The firm said State Street Corp. (NYSE: STT) at the end of Q1 remained well above well-capitalized levels based on all the regulatory capital ratios, even assuming consolidation of its ABCP conduit. The firm expects STT to pass the test.

On US Bancorp (NYSE: USB), the firm said, "Despite a relatively low TCE/TA ratio of approximately 3.70% at 1Q09, we do not believe USB will require additional capital following its recent dividend cut owing to its industry-leading pre-tax, pre-provision ROA in excess of 3.00%."
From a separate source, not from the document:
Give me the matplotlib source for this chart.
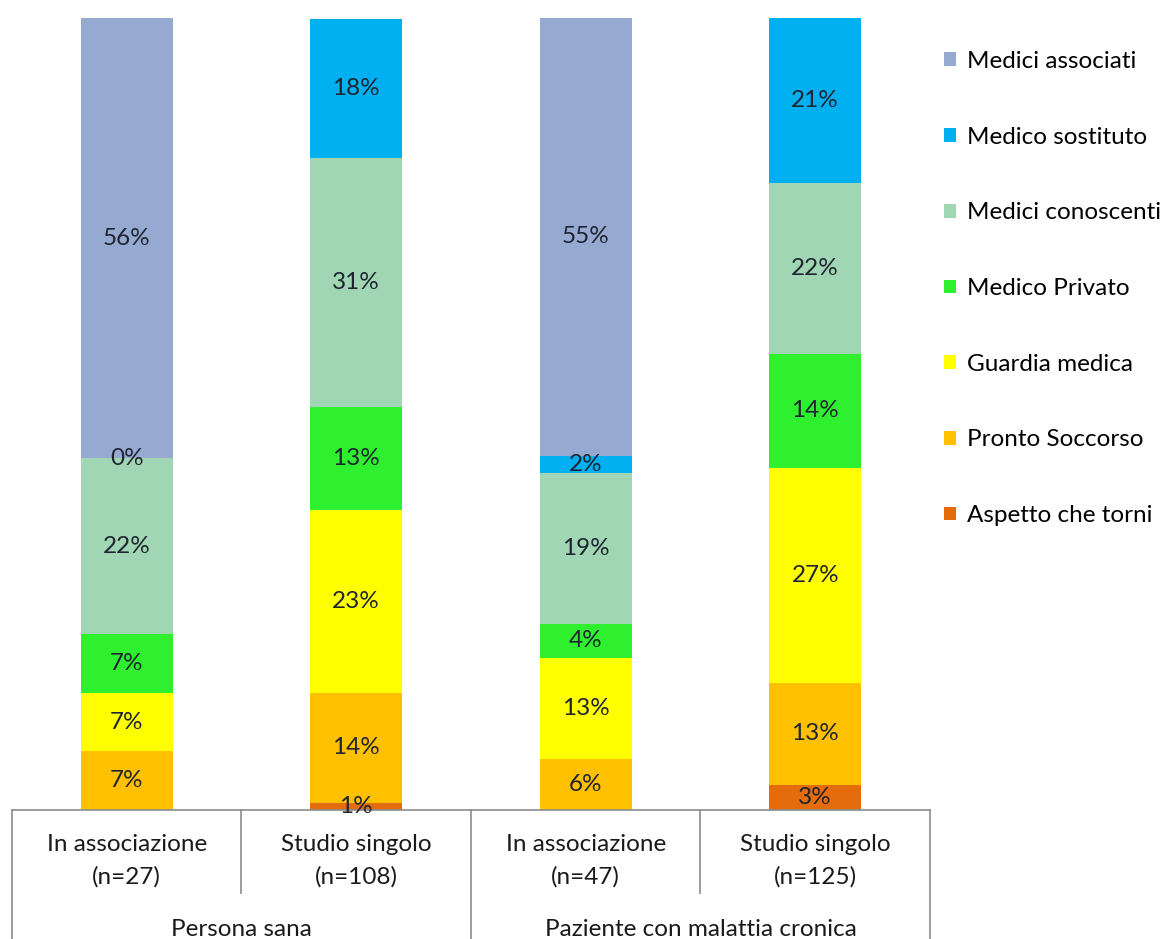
import matplotlib
matplotlib.use("Agg")
import matplotlib.pyplot as plt
import matplotlib.transforms as mtransforms
from matplotlib.patches import Patch
import numpy as np

plt.rcParams['font.family'] = ['Lato', 'DejaVu Sans']

groups = ["Persona sana", "Paziente con malattia cronica"]
categories = ["In associazione\n(n=27)", "Studio singolo\n(n=108)",
              "In associazione\n(n=47)", "Studio singolo\n(n=125)"]

# stacking order bottom -> top
series = ["Aspetto che torni", "Pronto Soccorso", "Guardia medica", "Medico Privato",
          "Medici conoscenti", "Medico sostituto", "Medici associati"]
nan = np.nan
values = {
    "Aspetto che torni": [nan, 0.9, nan, 3.2],
    "Pronto Soccorso":   [7.4, 13.9, 6.4, 12.8],
    "Guardia medica":    [7.4, 23.1, 12.8, 27.2],
    "Medico Privato":    [7.4, 13.0, 4.3, 14.4],
    "Medici conoscenti": [22.2, 31.4, 19.1, 21.6],
    "Medico sostituto":  [0.0, 17.6, 2.1, 20.8],
    "Medici associati":  [55.6, nan, 55.3, nan],
}
colors = {
    "Aspetto che torni": "#E46C0A",
    "Pronto Soccorso":   "#FFC000",
    "Guardia medica":    "#FFFF00",
    "Medico Privato":    "#2EF02E",
    "Medici conoscenti": "#A0D6B4",
    "Medico sostituto":  "#00B0F0",
    "Medici associati":  "#95A9D1",
}

W, H = 1165, 939
FS = 17.5
fig = plt.figure(figsize=(W / 100, H / 100), dpi=100)
ax = fig.add_axes([12 / W, 1 - 810 / H, 918 / W, 792 / H])

x = np.arange(len(categories))
bottom = np.zeros(len(categories))
for s in series:
    v = np.array(values[s], dtype=float)
    h = np.nan_to_num(v)
    ax.bar(x, h, 0.4, bottom=bottom, color=colors[s], linewidth=0)
    for i in range(len(x)):
        if not np.isnan(v[i]):
            ax.text(x[i], bottom[i] + h[i] / 2, f"{v[i]:.0f}%", ha="center", va="center",
                    fontsize=FS, color="#1F2430")
    bottom += h

ax.set_xlim(-0.5, 3.5)
ax.set_ylim(0, 100)
ax.axis("off")

# category table below the plot
tr = mtransforms.blended_transform_factory(ax.transData, fig.transFigure)
def fy(py):
    return 1 - py / H
lc = "#8C8C8C"
ax.plot([-0.5, 3.5], [fy(810), fy(810)], transform=tr, color=lc, lw=1.2, clip_on=False)
for xe, ybot in [(-0.5, 939), (0.5, 893), (1.5, 939), (2.5, 893), (3.5, 939)]:
    ax.plot([xe, xe], [fy(810), fy(ybot)], transform=tr, color=lc, lw=1.2, clip_on=False)
for i, c in enumerate(categories):
    ax.text(x[i], fy(861), c, transform=tr, ha="center", va="center", fontsize=FS,
            color="#1A1A1A", linespacing=1.6)
for g, name in enumerate(groups):
    ax.text(0.5 + 2 * g, fy(929), name, transform=tr, ha="center", va="center",
            fontsize=FS, color="#1A1A1A")

# legend
legend_order = ["Medici associati", "Medico sostituto", "Medici conoscenti", "Medico Privato",
                "Guardia medica", "Pronto Soccorso", "Aspetto che torni"]
handles = [Patch(facecolor=colors[s], edgecolor="none", label=s) for s in legend_order]
fig.legend(handles=handles, loc="upper left", bbox_to_anchor=(944 / W, 1 - 51 / H),
           frameon=False, fontsize=FS, handlelength=0.5, handleheight=0.5,
           handletextpad=0.45, labelspacing=2.25, borderaxespad=0, borderpad=0)

fig.savefig("out.png", dpi=100, facecolor="white")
On Wells Fargo (NYSE: WFC), the firm said the company reported an improved level of tangible common equity at the end of the first quarter at 3.28%, which benefited from accounting changes as well as positive quarterly earnings. They expect capital to remain under pressure at WFC. The firm maintains that, "through the next two years WFC will need to raise as much as $50 billion in common equity, including $25 billion to repay TARP. We note that WFC does have strong pre-provision earnings, which we estimate at 300 basis points, helping to ensure rapid regulatory capital growth when it emerges from economic downturn."